How to Create a Feedback Form

Creating a feedback form may seem easy since you need to place questions. But I implore you, the task is not a piece of cake. Feedback forms function as assessment forms in this situation, so the questions need to be the correct ones. Here are a few tips on how you can piece together an effective feedback form.

1. Know Your Audience

Knowing your audience will help you make questions that can answer the needs and wants of the customer and the concerns of your employees. It helps you better prepare sets of relevant and engaging questions that will help innovate the current methods and practices in the company. Knowing your audience does not mean that you can instantly write something about your target audience, but it still matters. Don’t rely on old methods but experiment on how you further get a gist on your employee’s or customer’s information.

2. Leave More White Space

Visuals play a big part in this area. Minimalism is the sought-after-look that must be evident in feedback forms. This is because, people are weary from dealing with stress daily. The average stress rating in the United States ranges from 4.9 to 5.0 on a 1 to 10 stress scale, according to a survey conducted by the American Psychological Association in 2015. As much as possible, try to emulate a minimalist touch in your feedback form. Leave more room for white spaces.

3. Create the Right Questions

A company may benefit from a feedback form if the intended audience—employees and customers—provide the right sample information. In this sense, business owners must formulate engaging and probing questions.
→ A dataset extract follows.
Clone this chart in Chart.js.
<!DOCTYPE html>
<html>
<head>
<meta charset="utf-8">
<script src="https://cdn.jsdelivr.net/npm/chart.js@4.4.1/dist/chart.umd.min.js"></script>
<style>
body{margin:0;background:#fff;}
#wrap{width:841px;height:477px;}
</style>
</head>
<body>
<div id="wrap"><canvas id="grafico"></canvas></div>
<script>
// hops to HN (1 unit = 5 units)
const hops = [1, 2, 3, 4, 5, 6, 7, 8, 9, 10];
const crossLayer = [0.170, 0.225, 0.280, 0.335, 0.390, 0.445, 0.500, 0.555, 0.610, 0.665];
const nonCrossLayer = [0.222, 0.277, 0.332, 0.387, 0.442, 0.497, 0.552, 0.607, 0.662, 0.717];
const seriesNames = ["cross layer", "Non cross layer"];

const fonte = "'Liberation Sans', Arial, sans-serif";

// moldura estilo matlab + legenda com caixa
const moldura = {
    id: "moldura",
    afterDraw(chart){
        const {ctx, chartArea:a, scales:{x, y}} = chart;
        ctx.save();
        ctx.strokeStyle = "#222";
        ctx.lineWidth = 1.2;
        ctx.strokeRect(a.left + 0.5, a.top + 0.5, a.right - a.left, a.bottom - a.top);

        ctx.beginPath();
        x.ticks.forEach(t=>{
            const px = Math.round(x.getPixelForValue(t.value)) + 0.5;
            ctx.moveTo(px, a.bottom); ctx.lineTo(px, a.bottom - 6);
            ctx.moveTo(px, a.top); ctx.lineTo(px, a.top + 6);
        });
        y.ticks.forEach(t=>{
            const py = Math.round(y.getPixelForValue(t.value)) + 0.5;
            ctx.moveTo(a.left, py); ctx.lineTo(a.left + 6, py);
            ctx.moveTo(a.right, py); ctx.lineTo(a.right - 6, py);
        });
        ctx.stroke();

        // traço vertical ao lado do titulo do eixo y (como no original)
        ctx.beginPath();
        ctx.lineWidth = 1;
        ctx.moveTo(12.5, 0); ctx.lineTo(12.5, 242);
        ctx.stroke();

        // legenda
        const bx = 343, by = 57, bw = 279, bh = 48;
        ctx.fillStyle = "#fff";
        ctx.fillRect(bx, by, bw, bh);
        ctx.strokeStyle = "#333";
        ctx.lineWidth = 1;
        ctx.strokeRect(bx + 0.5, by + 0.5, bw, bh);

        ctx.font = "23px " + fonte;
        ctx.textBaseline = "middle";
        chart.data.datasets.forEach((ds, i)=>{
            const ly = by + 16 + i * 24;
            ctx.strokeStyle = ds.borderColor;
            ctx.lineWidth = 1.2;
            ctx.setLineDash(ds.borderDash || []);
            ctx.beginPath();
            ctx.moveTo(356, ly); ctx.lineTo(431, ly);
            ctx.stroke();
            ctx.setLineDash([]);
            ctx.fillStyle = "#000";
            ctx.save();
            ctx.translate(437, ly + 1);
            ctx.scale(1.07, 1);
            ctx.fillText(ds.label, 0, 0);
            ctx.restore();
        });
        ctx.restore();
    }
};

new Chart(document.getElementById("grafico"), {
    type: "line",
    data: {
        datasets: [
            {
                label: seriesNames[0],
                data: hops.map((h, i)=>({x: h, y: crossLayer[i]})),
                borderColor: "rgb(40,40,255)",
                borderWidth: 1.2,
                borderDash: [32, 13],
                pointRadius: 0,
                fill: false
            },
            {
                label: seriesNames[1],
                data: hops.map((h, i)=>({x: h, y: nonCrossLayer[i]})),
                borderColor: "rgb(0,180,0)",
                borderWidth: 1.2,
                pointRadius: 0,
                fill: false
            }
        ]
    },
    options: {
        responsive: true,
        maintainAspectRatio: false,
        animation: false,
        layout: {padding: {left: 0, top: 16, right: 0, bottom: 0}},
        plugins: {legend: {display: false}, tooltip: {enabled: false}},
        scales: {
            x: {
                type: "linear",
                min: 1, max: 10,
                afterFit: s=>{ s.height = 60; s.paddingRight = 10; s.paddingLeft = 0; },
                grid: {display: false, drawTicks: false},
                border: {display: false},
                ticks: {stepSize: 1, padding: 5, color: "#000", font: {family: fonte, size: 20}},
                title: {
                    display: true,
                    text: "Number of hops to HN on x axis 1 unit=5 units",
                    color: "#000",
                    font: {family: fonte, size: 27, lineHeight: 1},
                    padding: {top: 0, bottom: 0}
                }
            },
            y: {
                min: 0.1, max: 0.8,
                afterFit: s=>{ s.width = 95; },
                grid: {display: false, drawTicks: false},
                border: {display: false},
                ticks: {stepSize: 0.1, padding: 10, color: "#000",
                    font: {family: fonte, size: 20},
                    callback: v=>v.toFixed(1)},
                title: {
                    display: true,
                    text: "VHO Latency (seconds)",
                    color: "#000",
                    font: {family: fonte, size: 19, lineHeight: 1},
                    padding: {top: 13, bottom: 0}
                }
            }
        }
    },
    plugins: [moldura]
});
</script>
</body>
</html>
Provide a small portion for Yes-or-No questions, but for the rest, dedicate it for essay type of answers. Create a room for essay-type answers also addresses the previous tip, which is to leave more blank spaces.

4. Not All Questions Must be Compulsory

When you start writing, do remember that not all questions must be compulsory. By not making all the items mandatory, you are giving the audience that freedom to focus on what question to vent out further. Customers and employees may get exhausted from answering all of the sections you prepared in the sample feedback form. Chances are that some of their answers will not be as introspective and reflective anymore. You must make sure that some questions need not require answers.

Terminologies

Feedback – Feedback is an opinion or reaction of a customer or an employee that mostly discusses their experiences with a company’s services, products, or management. Feedback functions as a basis for assessment and evaluation.
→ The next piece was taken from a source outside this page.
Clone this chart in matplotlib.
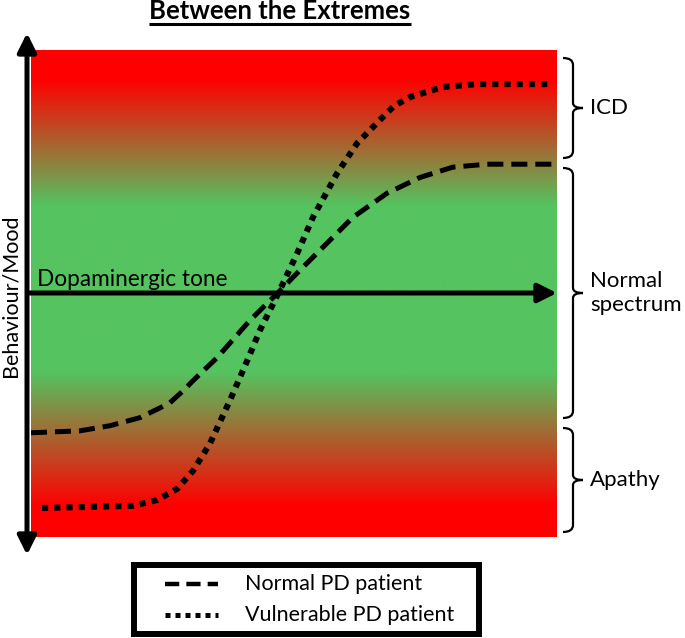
import numpy as np
import matplotlib
matplotlib.use('Agg')
import matplotlib.pyplot as plt
from matplotlib.path import Path
from matplotlib.patches import PathPatch, Rectangle

plt.rcParams['font.family'] = ['Lato', 'DejaVu Sans']

# Dopaminergic tone (0-100) vs behaviour/mood (-1..1)
normal_x = [0, 9.3, 15.0, 20.7, 22.6, 24.5, 26.4, 28.9, 30.8, 35.4, 41.6,
            46.8, 51.1, 54.9, 61.2, 67.7, 74.0, 80.2, 86.7, 100]
normal_y = [-0.572, -0.564, -0.543, -0.510, -0.490, -0.470, -0.449, -0.400,
            -0.358, -0.263, -0.111, 0.0, 0.095, 0.177, 0.313, 0.412, 0.477,
            0.519, 0.531, 0.531]

vuln_x = [2.1, 19.4, 24.0, 27.8, 30.8, 34.0, 37.8, 41.1, 43.5, 47.0, 50.6,
          53.6, 58.2, 62.0, 66.3, 69.0, 72.1, 78.3, 84.8, 98.7]
vuln_y = [-0.881, -0.872, -0.848, -0.802, -0.728, -0.617, -0.440, -0.276,
          -0.152, 0.0, 0.165, 0.313, 0.494, 0.617, 0.712, 0.770, 0.807,
          0.848, 0.860, 0.860]

series_labels = ['Normal PD patient', 'Vulnerable PD patient']

# background colour stops (mood value -> colour)
stop_y = [-1.0, -0.871, -0.324, 0.361, 0.880, 1.0]
stop_c = ['#FF0000', '#FF0000', '#55C35F', '#55C35F', '#FF0000', '#FF0000']

zone_labels = ['ICD', 'Normal\nspectrum', 'Apathy']
zone_ranges = [(58, 158), (168, 418), (428, 532)]  # bracket extents (px)

W, H = 685, 638
fig = plt.figure(figsize=(W / 100, H / 100), dpi=100)

# main gradient panel
ax = fig.add_axes([31 / W, 1 - 537 / H, 526 / W, 487 / H])
yy = np.linspace(-1, 1, 600)
rgb = np.array([matplotlib.colors.to_rgb(c) for c in stop_c])
col = np.stack([np.interp(yy, stop_y, rgb[:, k]) for k in range(3)], axis=-1)
ax.imshow(col[:, None, :], extent=[0, 100, -1, 1], origin='lower',
          aspect='auto', interpolation='bilinear')
ax.plot(normal_x, normal_y, color='k', lw=3.6, ls=(0, (3.2, 1.6)),
        dash_capstyle='butt', solid_joinstyle='round')
ax.plot(vuln_x, vuln_y, color='k', lw=4.4, ls=(0, (1.0, 1.0)),
        dash_capstyle='butt')
ax.set_xlim(0, 100)
ax.set_ylim(-1, 1)
ax.axis('off')

# overlay in pixel coordinates for annotations
ov = fig.add_axes([0, 0, 1, 1])
ov.set_xlim(0, W)
ov.set_ylim(H, 0)
ov.axis('off')
ov.patch.set_visible(False)

arrow_kw = dict(color='k', lw=3.6, mutation_scale=28, shrinkA=0, shrinkB=0)
ov.annotate('', xy=(27, 33), xytext=(27, 555),
            arrowprops=dict(arrowstyle='<|-|>', **arrow_kw))
ov.annotate('', xy=(557, 293), xytext=(29, 293),
            arrowprops=dict(arrowstyle='-|>', **arrow_kw))

ov.text(37, 286, 'Dopaminergic tone', fontsize=16.3, va='baseline', ha='left')
ov.text(11, 296, 'Behaviour/Mood', fontsize=15.5, rotation=90,
        va='center', ha='center')

# title with underline
t = ov.text(280, 19, 'Between the Extremes', fontsize=18.5, weight='bold',
            ha='center', va='baseline')
fig.canvas.draw()
bb = t.get_window_extent().transformed(ov.transData.inverted())
ov.plot([bb.x0, bb.x1], [24, 24], color='k', lw=2.2, solid_capstyle='butt')

# curly brackets
def brace(y0, y1):
    xt, xs, xm = 563, 573, 583
    ym = (y0 + y1) / 2
    verts = [(xt, y0), (xs, y0), (xs, y0 + 7), (xs, ym - 5), (xs, ym), (xm, ym),
             (xs, ym), (xs, ym + 5), (xs, y1 - 7), (xs, y1), (xt, y1)]
    codes = [Path.MOVETO, Path.CURVE3, Path.CURVE3, Path.LINETO, Path.CURVE3,
             Path.CURVE3, Path.CURVE3, Path.CURVE3, Path.LINETO, Path.CURVE3,
             Path.CURVE3]
    ov.add_patch(PathPatch(Path(verts, codes), fill=False, lw=1.6, color='k'))
    return ym

for lab, (y0, y1) in zip(zone_labels, zone_ranges):
    ym = brace(y0, y1)
    ov.text(590, ym, lab, fontsize=16, va='center', ha='left', linespacing=1.2)

# legend box
ov.add_patch(Rectangle((134, 565), 345, 69, fill=False, lw=4.3, ec='k'))
ov.plot([165, 218], [584, 584], color='k', lw=3.2, ls=(0, (3.2, 1.6)),
        dash_capstyle='butt')
ov.plot([165, 218], [615, 615], color='k', lw=3.6, ls=(0, (1.0, 1.0)),
        dash_capstyle='butt')
ov.text(245, 584, series_labels[0], fontsize=15.5, va='center', ha='left')
ov.text(245, 615, series_labels[1], fontsize=15.5, va='center', ha='left')

fig.savefig('out.png', dpi=100)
Review – A review is a part of the feedback. It is mostly the critique of the features of a product or service. For example, a book review critiques the quality and structure of the story of a novel.

Opinion – An opinion is a view, belief, or judgment that a person creates based on a current event. An opinion needs not state facts since it is more of a personal matter than a scientific one. You may believe that God exists, but you may not explain why since it is your opinion. However, you may also present facts if this is in a political field.

Complaint – A complaint is a statement that conveys offensive remarks about a company’s services or products.  Grievances are frustrations that are only given by a customer if he or she feels that the service was half-baked or the product was not of high-quality. Most companies do not take complaints on a positive note. Some see grievances as mere irritating statements, but this expression of frustration, if handled well, may prove to be an asset to companies.

FAQs

1. What are the risks of promoting feedback culture?

Without professionalism, business owners may see feedback as the tainting of a company’s reputation or status. With this in mind, some unprofessional business owners might take drastic measures to cover up the wrong image given by the employees and customers. Business owners must then foster an open mind and receive any feedback from other people since feedback serves to address company issues.

2. How can feedback forms benefit the customers and employees?

Using feedback forms promotes humanism in companies—the ability to listen to concerns. Addressing issues means that the customers’ and the employees’ voices found space in the mind of the business owner. When business owners assess and solve the problems presented to them, the audience may also experience better management and services.